(WHAT TO WORK ON)
Print only the lines from the top of the data through the line with "const frontierY = [1.09, 0.89, 0.72, 0.70, 0.68, 0.68];", both included, skipping every picture.

================

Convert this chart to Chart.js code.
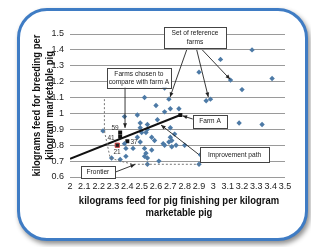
<!DOCTYPE html>
<html>
<head>
<meta charset="utf-8">
<script src="https://cdn.jsdelivr.net/npm/chart.js@4"></script>
<style>
  html, body { margin: 0; padding: 0; background: #fff; }
  body { width: 311px; height: 247px; position: relative; overflow: hidden; }
  .frame {
    position: absolute; left: 17px; top: 8px; width: 285px; height: 227px;
    border: 3px solid #3f7cc4; border-radius: 30px; background: #fff;
    box-shadow: 2px 3px 5px rgba(0,0,0,0.45);
  }
  #chart { position: absolute; left: 0; top: 0; }
</style>
</head>
<body>
<div class="frame"></div>
<canvas id="chart" width="311" height="247"></canvas>
<script>
// reference farms (blue diamonds)
const refX = [3.27, 3.05, 3.12, 3.41, 3.20, 2.90, 2.95, 2.98, 3.18, 3.34,
              2.66, 2.52, 2.69, 2.60, 2.70, 2.76, 2.66, 2.38, 2.47, 2.23,
              2.49, 2.49, 2.50, 2.54, 2.54, 2.61, 2.70, 2.53, 2.57, 2.59,
              2.65, 2.66, 2.47, 2.49, 2.38, 2.39, 2.44, 2.52, 2.53, 2.52,
              2.54, 2.57, 2.70, 2.71, 2.69, 2.73, 2.71, 2.74, 2.39, 2.29,
              2.35, 2.62, 2.54, 2.90, 2.91, 2.80];
const refY = [1.40, 1.34, 1.21, 1.22, 1.15, 1.26, 1.08, 1.09, 0.94, 0.93,
              1.16, 1.10, 1.09, 1.05, 1.03, 1.03, 1.01, 0.98, 0.99, 0.89,
              0.94, 0.91, 0.88, 0.93, 0.90, 0.96, 0.91, 0.88, 0.85, 0.83,
              0.81, 0.80, 0.85, 0.82, 0.81, 0.78, 0.78, 0.78, 0.75, 0.73,
              0.72, 0.77, 0.85, 0.83, 0.82, 0.87, 0.79, 0.80, 0.73, 0.72,
              0.71, 0.70, 0.68, 0.68, 0.74, 0.80];

// farms chosen to compare with farm A (59, 41, 37) and farm 21
const chosenX = [2.35, 2.35, 2.40];
const chosenY = [0.88, 0.855, 0.825];
const farm21 = { x: 2.33, y: 0.80 };
const farmA = { x: 2.77, y: 0.99 };

// improvement path and frontier
const pathX = [2.00, 2.77];
const pathY = [0.715, 0.99];
const frontierX = [2.24, 2.24, 2.28, 2.35, 2.44, 2.90];
const frontierY = [1.09, 0.89, 0.72, 0.70, 0.68, 0.68];

const xTicks = [2, 2.1, 2.2, 2.3, 2.4, 2.5, 2.6, 2.7, 2.8, 2.9, 3, 3.1, 3.2, 3.3, 3.4, 3.5];
const yTicks = [0.6, 0.7, 0.8, 0.9, 1, 1.1, 1.2, 1.3, 1.4, 1.5];
const xTitle = ['kilograms feed for pig finishing per kilogram', 'marketable pig'];
const yTitle = ['kilograms feed for breeding per', 'kilogram marketable pig'];

// callout boxes: centre in data units, size in px
const boxes = [
  { x: 2.872, y: 1.477, w: 62, h: 21, lines: ['Set of reference', 'farms'] },
  { x: 2.481, y: 1.225, w: 64, h: 20, lines: ['Farms chosen to', 'compare with farm A'] },
  { x: 2.977, y: 0.951, w: 34, h: 13, lines: ['Farm A'] },
  { x: 3.148, y: 0.739, w: 69, h: 15, lines: ['Improvement path'] },
  { x: 2.195, y: 0.629, w: 34, h: 12, lines: ['Frontier'] }
];
const arrows = [
  [2.814, 1.400, 2.698, 1.103],
  [2.884, 1.400, 2.965, 1.103],
  [2.923, 1.400, 3.117, 1.215],
  [2.384, 1.231, 2.384, 0.909],
  [2.856, 0.965, 2.785, 0.985],
  [2.898, 0.742, 2.635, 0.927],
  [2.314, 0.630, 2.454, 0.679]
];
const farmLabels = [
  { x: 2.314, y: 0.906, t: '59' },
  { x: 2.286, y: 0.845, t: '41' },
  { x: 2.328, y: 0.757, t: '21' },
  { x: 2.447, y: 0.818, t: '37' }
];

const zip = (xs, ys) => xs.map((x, i) => ({ x: x, y: ys[i] }));
const fmt = v => String(Number(v.toFixed(1)));
const tickFont = { family: '"Liberation Sans", Arial, sans-serif', size: 9 };

// text squeezed along its own direction, the scan looks narrower than Arial
function squeezedText(ctx, text, x, y, rot, sq) {
  ctx.save();
  ctx.translate(x, y);
  ctx.rotate(rot);
  ctx.scale(sq, 1);
  ctx.fillText(text, 0, 0);
  ctx.restore();
}

const calloutPlugin = {
  id: 'callouts',
  afterDatasetsDraw(chart) {
    const ctx = chart.ctx;
    const sx = chart.scales.x, sy = chart.scales.y;
    ctx.save();
    ctx.strokeStyle = '#222';
    ctx.fillStyle = '#222';
    ctx.lineWidth = 0.9;
    arrows.forEach(a => {
      const x1 = sx.getPixelForValue(a[0]), y1 = sy.getPixelForValue(a[1]);
      const x2 = sx.getPixelForValue(a[2]), y2 = sy.getPixelForValue(a[3]);
      ctx.beginPath(); ctx.moveTo(x1, y1); ctx.lineTo(x2, y2); ctx.stroke();
      const ang = Math.atan2(y2 - y1, x2 - x1);
      ctx.beginPath();
      ctx.moveTo(x2, y2);
      ctx.lineTo(x2 - 5 * Math.cos(ang - 0.4), y2 - 5 * Math.sin(ang - 0.4));
      ctx.lineTo(x2 - 5 * Math.cos(ang + 0.4), y2 - 5 * Math.sin(ang + 0.4));
      ctx.closePath(); ctx.fill();
    });
    ctx.font = '7.5px "Liberation Sans", Arial, sans-serif';
    ctx.textAlign = 'center';
    ctx.textBaseline = 'middle';
    boxes.forEach(b => {
      const cx = sx.getPixelForValue(b.x), cy = sy.getPixelForValue(b.y);
      ctx.fillStyle = '#fff';
      ctx.fillRect(cx - b.w / 2, cy - b.h / 2, b.w, b.h);
      ctx.strokeStyle = '#444';
      ctx.lineWidth = 1;
      ctx.strokeRect(Math.round(cx - b.w / 2) + 0.5, Math.round(cy - b.h / 2) + 0.5, b.w, b.h);
      ctx.fillStyle = '#222';
      const lh = 8.5;
      b.lines.forEach((t, i) => {
        squeezedText(ctx, t, cx, cy + (i - (b.lines.length - 1) / 2) * lh, 0, 0.88);
      });
    });
    ctx.font = '6.5px "Liberation Sans", Arial, sans-serif';
    ctx.fillStyle = '#333';
    farmLabels.forEach(l => {
      ctx.fillText(l.t, sx.getPixelForValue(l.x), sy.getPixelForValue(l.y));
    });
    ctx.restore();
  },
  afterDraw(chart) {
    const ctx = chart.ctx;
    const a = chart.chartArea;
    ctx.save();
    ctx.font = 'bold 11px "Liberation Sans", Arial, sans-serif';
    ctx.fillStyle = '#111';
    ctx.textAlign = 'center';
    ctx.textBaseline = 'middle';
    const cx = (a.left + a.right) / 2 + 1.5;
    xTitle.forEach((t, i) => squeezedText(ctx, t, cx, a.bottom + 24 + i * 11.5, 0, 0.86));
    const cy = (a.top + a.bottom) / 2;
    yTitle.forEach((t, i) => squeezedText(ctx, t, a.left - 33 + i * 12.5, cy, -Math.PI / 2, 0.86));
    ctx.restore();
  }
};

new Chart(document.getElementById('chart'), {
  type: 'scatter',
  data: {
    datasets: [
      {
        label: 'Frontier',
        type: 'line',
        data: zip(frontierX, frontierY),
        borderColor: '#777',
        borderWidth: 1,
        borderDash: [2, 2],
        pointRadius: 0,
        fill: false
      },
      {
        label: 'Improvement path',
        type: 'line',
        data: zip(pathX, pathY),
        borderColor: '#111',
        borderWidth: 2,
        pointRadius: 0,
        fill: false
      },
      {
        label: 'Reference farms',
        data: zip(refX, refY),
        pointStyle: 'rectRot',
        pointRadius: 2.7,
        backgroundColor: '#4d7aa6',
        borderColor: '#4d7aa6',
        borderWidth: 0
      },
      {
        label: 'Chosen farms',
        data: zip(chosenX, chosenY),
        pointStyle: 'rect',
        pointRadius: 2.8,
        backgroundColor: '#111',
        borderColor: '#111',
        borderWidth: 0
      },
      {
        label: 'Farm 21',
        data: [farm21],
        pointStyle: 'rect',
        pointRadius: 3,
        backgroundColor: '#222',
        borderColor: '#d04040',
        borderWidth: 1
      },
      {
        label: 'Farm A',
        data: [farmA],
        pointStyle: 'rect',
        pointRadius: 2.8,
        backgroundColor: '#111',
        borderColor: '#111',
        borderWidth: 0
      }
    ]
  },
  options: {
    responsive: false,
    animation: false,
    events: [],
    layout: { padding: { left: 0, right: 26, top: 34, bottom: 20 } },
    plugins: { legend: { display: false }, tooltip: { enabled: false } },
    scales: {
      x: {
        type: 'linear',
        min: 2, max: 3.5,
        afterBuildTicks: axis => { axis.ticks = xTicks.map(v => ({ value: v })); },
        afterFit: axis => { axis.height = 50; },
        grid: { display: false, drawTicks: false },
        border: { display: false },
        ticks: {
          autoSkip: false, maxRotation: 0, padding: 4,
          color: '#222',
          font: tickFont,
          callback: v => fmt(v)
        }
      },
      y: {
        min: 0.6, max: 1.5,
        afterBuildTicks: axis => { axis.ticks = yTicks.map(v => ({ value: v })); },
        afterFit: axis => { axis.width = 70; },
        grid: { color: '#9a9a9a', lineWidth: 1, drawTicks: false },
        border: { display: false },
        ticks: {
          padding: 6,
          color: '#222',
          font: tickFont,
          callback: v => fmt(v)
        }
      }
    }
  },
  plugins: [calloutPlugin]
});
</script>
</body>
</html>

================

(RIGHT ANSWER)
Convert this chart to Chart.js code.
<!DOCTYPE html>
<html>
<head>
<meta charset="utf-8">
<script src="https://cdn.jsdelivr.net/npm/chart.js@4"></script>
<style>
  html, body { margin: 0; padding: 0; background: #fff; }
  body { width: 311px; height: 247px; position: relative; overflow: hidden; }
  .frame {
    position: absolute; left: 17px; top: 8px; width: 285px; height: 227px;
    border: 3px solid #3f7cc4; border-radius: 30px; background: #fff;
    box-shadow: 2px 3px 5px rgba(0,0,0,0.45);
  }
  #chart { position: absolute; left: 0; top: 0; }
</style>
</head>
<body>
<div class="frame"></div>
<canvas id="chart" width="311" height="247"></canvas>
<script>
// reference farms (blue diamonds)
const refX = [3.27, 3.05, 3.12, 3.41, 3.20, 2.90, 2.95, 2.98, 3.18, 3.34,
              2.66, 2.52, 2.69, 2.60, 2.70, 2.76, 2.66, 2.38, 2.47, 2.23,
              2.49, 2.49, 2.50, 2.54, 2.54, 2.61, 2.70, 2.53, 2.57, 2.59,
              2.65, 2.66, 2.47, 2.49, 2.38, 2.39, 2.44, 2.52, 2.53, 2.52,
              2.54, 2.57, 2.70, 2.71, 2.69, 2.73, 2.71, 2.74, 2.39, 2.29,
              2.35, 2.62, 2.54, 2.90, 2.91, 2.80];
const refY = [1.40, 1.34, 1.21, 1.22, 1.15, 1.26, 1.08, 1.09, 0.94, 0.93,
              1.16, 1.10, 1.09, 1.05, 1.03, 1.03, 1.01, 0.98, 0.99, 0.89,
              0.94, 0.91, 0.88, 0.93, 0.90, 0.96, 0.91, 0.88, 0.85, 0.83,
              0.81, 0.80, 0.85, 0.82, 0.81, 0.78, 0.78, 0.78, 0.75, 0.73,
              0.72, 0.77, 0.85, 0.83, 0.82, 0.87, 0.79, 0.80, 0.73, 0.72,
              0.71, 0.70, 0.68, 0.68, 0.74, 0.80];

// farms chosen to compare with farm A (59, 41, 37) and farm 21
const chosenX = [2.35, 2.35, 2.40];
const chosenY = [0.88, 0.855, 0.825];
const farm21 = { x: 2.33, y: 0.80 };
const farmA = { x: 2.77, y: 0.99 };

// improvement path and frontier
const pathX = [2.00, 2.77];
const pathY = [0.715, 0.99];
const frontierX = [2.24, 2.24, 2.28, 2.35, 2.44, 2.90];
const frontierY = [1.09, 0.89, 0.72, 0.70, 0.68, 0.68];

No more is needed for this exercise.